● **Task to complete**
Copy out the entries in full and with complete accuracy; pictures are excluded.

● **Record extracts**
────────────────────

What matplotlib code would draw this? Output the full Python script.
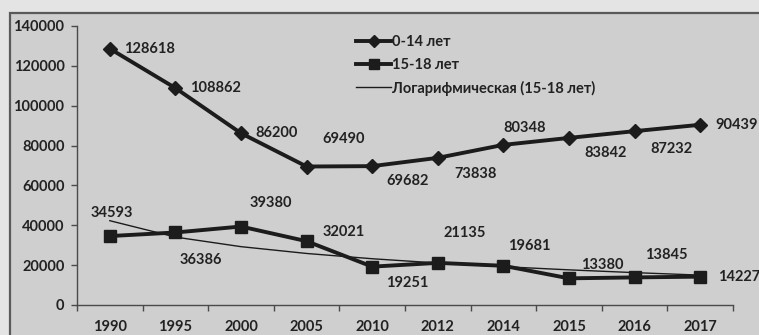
import numpy as np
import matplotlib
matplotlib.use('Agg')
import matplotlib.pyplot as plt
from matplotlib.patches import Rectangle

plt.rcParams['font.family'] = ['Lato', 'DejaVu Sans']

years = ['1990', '1995', '2000', '2005', '2010', '2012', '2014', '2015', '2016', '2017']
kids_0_14 = [128618, 108862, 86200, 69490, 69682, 73838, 80348, 83842, 87232, 90439]
teens_15_18 = [34593, 36386, 39380, 32021, 19251, 21135, 19681, 13380, 13845, 14227]

# label offsets in pixels (dx, dy), placed roughly like Excel's data labels
off_kids = [(40, 0), (40, 0), (36, 0), (37, 28), (35, -15),
            (38, -16), (21, 17), (37, -15), (37, -18), (36, 0)]
off_teens = [(2, 23), (25, -28), (30, 24), (37, 9), (35, -16),
             (27, 30), (26, 20), (33, 13), (32, 22), (39, 0)]

W, H = 759, 335
fig = plt.figure(figsize=(W / 100, H / 100), dpi=100)
fig.patch.set_facecolor('#e4e4e4')

# chart frame
fig.add_artist(Rectangle((10 / W, -0.1), 1.2, 1 - 13 / H + 0.1,
                         transform=fig.transFigure, facecolor='#cfcfcf',
                         edgecolor='#5a5a5a', lw=1.6, zorder=0))

ax = fig.add_axes([77 / W, 1 - 305 / H, (733 - 77) / W, (305 - 26) / H])
ax.set_facecolor('none')

x = np.arange(len(years))
ink = '#1c1c1c'
fs = 10.5

ax.plot(x, kids_0_14, '-', color=ink, lw=2.8, marker='D', ms=7,
        label='0-14 лет', zorder=3)
ax.plot(x, teens_15_18, '-', color=ink, lw=2.8, marker='s', ms=9,
        label='15-18 лет', zorder=3)

# logarithmic trend (Excel style: y = a*ln(n) + b, n = 1..N)
n = x + 1
a, b = np.polyfit(np.log(n), teens_15_18, 1)
ax.plot(x, a * np.log(n) + b, '-', color=ink, lw=1.0,
        label='Логарифмическая (15-18 лет)', zorder=2)

lab_kw = dict(textcoords='offset points', ha='center', va='center',
              fontsize=fs, color='#222222', fontweight='bold')
for xi, v, (dx, dy) in zip(x, kids_0_14, off_kids):
    ax.annotate(str(v), (xi, v), xytext=(dx * 0.72, dy * 0.72), **lab_kw)
for xi, v, (dx, dy) in zip(x, teens_15_18, off_teens):
    ax.annotate(str(v), (xi, v), xytext=(dx * 0.72, dy * 0.72), **lab_kw)

ax.set_xlim(-0.5, len(years) - 0.5)
ax.set_ylim(0, 140000)
ax.set_yticks(np.arange(0, 140001, 20000))
ax.set_xticks(x)
ax.set_xticklabels(years)
ax.set_xticks(np.arange(-0.5, len(years)), minor=True)

for s in ['top', 'right']:
    ax.spines[s].set_visible(False)
for s in ['left', 'bottom']:
    ax.spines[s].set_color('#4a4a4a')
    ax.spines[s].set_linewidth(1.0)

ax.tick_params(axis='y', direction='out', length=4, width=1, color='#4a4a4a',
               pad=5, labelsize=fs, labelcolor='#222222')
ax.tick_params(axis='x', which='major', length=0, pad=11, labelsize=fs,
               labelcolor='#222222')
ax.tick_params(axis='x', which='minor', direction='out', length=4, width=1,
               color='#4a4a4a')
for t in ax.get_xticklabels() + ax.get_yticklabels():
    t.set_fontweight('bold')

leg = ax.legend(loc='upper left', bbox_to_anchor=(356 / W, 1 - 35 / H),
                bbox_transform=fig.transFigure, frameon=False, fontsize=fs,
                handlelength=2.4, handletextpad=0.1, labelspacing=0.6,
                borderpad=0, borderaxespad=0, markerscale=0.85)
for t in leg.get_texts():
    t.set_color('#222222')
    t.set_fontweight('bold')

fig.savefig('out.png', dpi=100, facecolor=fig.get_facecolor())
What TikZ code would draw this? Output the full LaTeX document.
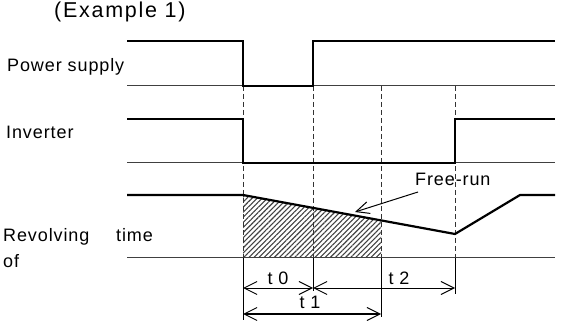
\documentclass[tikz,border=0pt]{standalone}
\usepackage{fontspec}
\setmainfont{Liberation Sans}
\usetikzlibrary{arrows.meta, positioning, patterns.meta, calc}
\tikzset{
  signal/.style={line width=2.2pt, line join=miter},
  axisline/.style={line width=1pt, black!75},
  guide/.style={dash pattern=on 5pt off 3pt, line width=1pt, black!80},
  tick/.style={line width=1pt},
  span/.style={line width=1pt, {Straight Barb[length=13pt,width=13pt,line width=1pt]}-{Straight Barb[length=13pt,width=13pt,line width=1pt]}},
  pointer/.style={line width=1pt, -{Straight Barb[length=13pt,width=12pt]}},
  lbl/.style={font=\fontsize{18}{20}\selectfont\addfontfeature{LetterSpace=5}, inner sep=0pt, anchor=base west},
  ttl/.style={font=\fontsize{21.5}{23}\selectfont\addfontfeature{LetterSpace=8}, inner sep=0pt, anchor=base west},
}
\begin{document}
\begin{tikzpicture}[x=1pt, y=-1pt]
  \useasboundingbox (0,0) rectangle (565,323);
  \def\xs{127} % start of waveforms
  \def\xe{555} % end of waveforms
  \def\ta{243} % power off
  \def\tb{313} % power on
  \def\tc{381} % restart
  \def\td{455} % inverter on
  % title and labels
  \node[ttl] (title) at (54,18) {(Example 1)};
  \node[lbl] (lpower) at (7,72) {Power supply};
  \node[lbl] (linv) at (6,139) {Inverter};
  \node[lbl] (lrev) at (3,242) {Revolving};
  \node[lbl] (ltime) at (116,242) {time};
  \node[lbl] (lof) at (3,268) {of};
  % hatched area
  \fill[pattern={Lines[angle=45,distance=3.6pt,line width=1.1pt]}, pattern color=black!75]
    (\ta,195) -- (\tc,220.4) -- (\tc,258) -- (\ta,258) -- cycle;
  % baselines
  \foreach \yy in {86,163,258}
    \draw[axisline] (\xs,\yy) -- (\xe,\yy);
  % dashed guides
  \foreach \xx in {\ta,\tb,\tc,\td}
    \draw[guide] (\xx,86) -- (\xx,258);
  % waveforms
  \draw[signal] (\xs,41) -- (\ta,41) -- (\ta,86) -- (\tb,86) -- (\tb,41) -- (\xe,41);
  \draw[signal] (\xs,119) -- (\ta,119) -- (\ta,163) -- (\td,163) -- (\td,119) -- (\xe,119);
  \draw[signal] (\xs,195) -- (\ta,195) -- (\td,234) -- (520,195) -- (\xe,195);
  % ticks below the time axis
  \foreach \xx/\yl in {\ta/320,\tb/291,\tc/317,\td/294}
    \draw[tick] (\xx,258) -- (\xx,\yl);
  % time spans
  \coordinate (s0a) at (\ta,288);
  \coordinate (s0b) at (\tb,288);
  \coordinate (s2b) at (\td,288);
  \coordinate (s1a) at (\ta,314);
  \coordinate (s1b) at (\tc,314);
  \draw[span] (s0a) -- (s0b);
  \draw[span] (s0b) -- (s2b);
  \draw[span, line width=1.8pt] (s1a) -- (s1b);
  \node[lbl, anchor=center] (t0) at (278,278) {t 0};
  \node[lbl, anchor=center] (t1) at (310,302) {t 1};
  \node[lbl, anchor=center] (t2) at (399,278) {t 2};
  % free-run label
  \node[lbl] (freerun) at (415,186) {Free-run};
  \coordinate (frtip) at (355,212);
  \draw[pointer] (freerun.base west) ++(3,6) coordinate (frtail) (frtail) -- (frtip);
\end{tikzpicture}
\end{document}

────────────────────

● **Result for this exercise**
What matplotlib code would draw this? Output the full Python script.
import numpy as np
import matplotlib
matplotlib.use('Agg')
import matplotlib.pyplot as plt
from matplotlib.patches import Rectangle

plt.rcParams['font.family'] = ['Lato', 'DejaVu Sans']

years = ['1990', '1995', '2000', '2005', '2010', '2012', '2014', '2015', '2016', '2017']
kids_0_14 = [128618, 108862, 86200, 69490, 69682, 73838, 80348, 83842, 87232, 90439]
teens_15_18 = [34593, 36386, 39380, 32021, 19251, 21135, 19681, 13380, 13845, 14227]

# label offsets in pixels (dx, dy), placed roughly like Excel's data labels
off_kids = [(40, 0), (40, 0), (36, 0), (37, 28), (35, -15),
            (38, -16), (21, 17), (37, -15), (37, -18), (36, 0)]
off_teens = [(2, 23), (25, -28), (30, 24), (37, 9), (35, -16),
             (27, 30), (26, 20), (33, 13), (32, 22), (39, 0)]

W, H = 759, 335
fig = plt.figure(figsize=(W / 100, H / 100), dpi=100)
fig.patch.set_facecolor('#e4e4e4')

# chart frame
fig.add_artist(Rectangle((10 / W, -0.1), 1.2, 1 - 13 / H + 0.1,
                         transform=fig.transFigure, facecolor='#cfcfcf',
                         edgecolor='#5a5a5a', lw=1.6, zorder=0))

ax = fig.add_axes([77 / W, 1 - 305 / H, (733 - 77) / W, (305 - 26) / H])
ax.set_facecolor('none')

x = np.arange(len(years))
ink = '#1c1c1c'
fs = 10.5

ax.plot(x, kids_0_14, '-', color=ink, lw=2.8, marker='D', ms=7,
        label='0-14 лет', zorder=3)
ax.plot(x, teens_15_18, '-', color=ink, lw=2.8, marker='s', ms=9,
        label='15-18 лет', zorder=3)

# logarithmic trend (Excel style: y = a*ln(n) + b, n = 1..N)
n = x + 1
a, b = np.polyfit(np.log(n), teens_15_18, 1)
ax.plot(x, a * np.log(n) + b, '-', color=ink, lw=1.0,
        label='Логарифмическая (15-18 лет)', zorder=2)

lab_kw = dict(textcoords='offset points', ha='center', va='center',
              fontsize=fs, color='#222222', fontweight='bold')
for xi, v, (dx, dy) in zip(x, kids_0_14, off_kids):
    ax.annotate(str(v), (xi, v), xytext=(dx * 0.72, dy * 0.72), **lab_kw)
for xi, v, (dx, dy) in zip(x, teens_15_18, off_teens):
    ax.annotate(str(v), (xi, v), xytext=(dx * 0.72, dy * 0.72), **lab_kw)

ax.set_xlim(-0.5, len(years) - 0.5)
ax.set_ylim(0, 140000)
ax.set_yticks(np.arange(0, 140001, 20000))
ax.set_xticks(x)
ax.set_xticklabels(years)
ax.set_xticks(np.arange(-0.5, len(years)), minor=True)

for s in ['top', 'right']:
    ax.spines[s].set_visible(False)
for s in ['left', 'bottom']:
    ax.spines[s].set_color('#4a4a4a')
    ax.spines[s].set_linewidth(1.0)

ax.tick_params(axis='y', direction='out', length=4, width=1, color='#4a4a4a',
               pad=5, labelsize=fs, labelcolor='#222222')
ax.tick_params(axis='x', which='major', length=0, pad=11, labelsize=fs,
               labelcolor='#222222')
ax.tick_params(axis='x', which='minor', direction='out', length=4, width=1,
               color='#4a4a4a')
for t in ax.get_xticklabels() + ax.get_yticklabels():
    t.set_fontweight('bold')

leg = ax.legend(loc='upper left', bbox_to_anchor=(356 / W, 1 - 35 / H),
                bbox_transform=fig.transFigure, frameon=False, fontsize=fs,
                handlelength=2.4, handletextpad=0.1, labelspacing=0.6,
                borderpad=0, borderaxespad=0, markerscale=0.85)
for t in leg.get_texts():
    t.set_color('#222222')
    t.set_fontweight('bold')

fig.savefig('out.png', dpi=100, facecolor=fig.get_facecolor())
What TikZ code would draw this? Output the full LaTeX document.
\documentclass[tikz,border=0pt]{standalone}
\usepackage{fontspec}
\setmainfont{Liberation Sans}
\usetikzlibrary{arrows.meta, positioning, patterns.meta, calc}
\tikzset{
  signal/.style={line width=2.2pt, line join=miter},
  axisline/.style={line width=1pt, black!75},
  guide/.style={dash pattern=on 5pt off 3pt, line width=1pt, black!80},
  tick/.style={line width=1pt},
  span/.style={line width=1pt, {Straight Barb[length=13pt,width=13pt,line width=1pt]}-{Straight Barb[length=13pt,width=13pt,line width=1pt]}},
  pointer/.style={line width=1pt, -{Straight Barb[length=13pt,width=12pt]}},
  lbl/.style={font=\fontsize{18}{20}\selectfont\addfontfeature{LetterSpace=5}, inner sep=0pt, anchor=base west},
  ttl/.style={font=\fontsize{21.5}{23}\selectfont\addfontfeature{LetterSpace=8}, inner sep=0pt, anchor=base west},
}
\begin{document}
\begin{tikzpicture}[x=1pt, y=-1pt]
  \useasboundingbox (0,0) rectangle (565,323);
  \def\xs{127} % start of waveforms
  \def\xe{555} % end of waveforms
  \def\ta{243} % power off
  \def\tb{313} % power on
  \def\tc{381} % restart
  \def\td{455} % inverter on
  % title and labels
  \node[ttl] (title) at (54,18) {(Example 1)};
  \node[lbl] (lpower) at (7,72) {Power supply};
  \node[lbl] (linv) at (6,139) {Inverter};
  \node[lbl] (lrev) at (3,242) {Revolving};
  \node[lbl] (ltime) at (116,242) {time};
  \node[lbl] (lof) at (3,268) {of};
  % hatched area
  \fill[pattern={Lines[angle=45,distance=3.6pt,line width=1.1pt]}, pattern color=black!75]
    (\ta,195) -- (\tc,220.4) -- (\tc,258) -- (\ta,258) -- cycle;
  % baselines
  \foreach \yy in {86,163,258}
    \draw[axisline] (\xs,\yy) -- (\xe,\yy);
  % dashed guides
  \foreach \xx in {\ta,\tb,\tc,\td}
    \draw[guide] (\xx,86) -- (\xx,258);
  % waveforms
  \draw[signal] (\xs,41) -- (\ta,41) -- (\ta,86) -- (\tb,86) -- (\tb,41) -- (\xe,41);
  \draw[signal] (\xs,119) -- (\ta,119) -- (\ta,163) -- (\td,163) -- (\td,119) -- (\xe,119);
  \draw[signal] (\xs,195) -- (\ta,195) -- (\td,234) -- (520,195) -- (\xe,195);
  % ticks below the time axis
  \foreach \xx/\yl in {\ta/320,\tb/291,\tc/317,\td/294}
    \draw[tick] (\xx,258) -- (\xx,\yl);
  % time spans
  \coordinate (s0a) at (\ta,288);
  \coordinate (s0b) at (\tb,288);
  \coordinate (s2b) at (\td,288);
  \coordinate (s1a) at (\ta,314);
  \coordinate (s1b) at (\tc,314);
  \draw[span] (s0a) -- (s0b);
  \draw[span] (s0b) -- (s2b);
  \draw[span, line width=1.8pt] (s1a) -- (s1b);
  \node[lbl, anchor=center] (t0) at (278,278) {t 0};
  \node[lbl, anchor=center] (t1) at (310,302) {t 1};
  \node[lbl, anchor=center] (t2) at (399,278) {t 2};
  % free-run label
  \node[lbl] (freerun) at (415,186) {Free-run};
  \coordinate (frtip) at (355,212);
  \draw[pointer] (freerun.base west) ++(3,6) coordinate (frtail) (frtail) -- (frtip);
\end{tikzpicture}
\end{document}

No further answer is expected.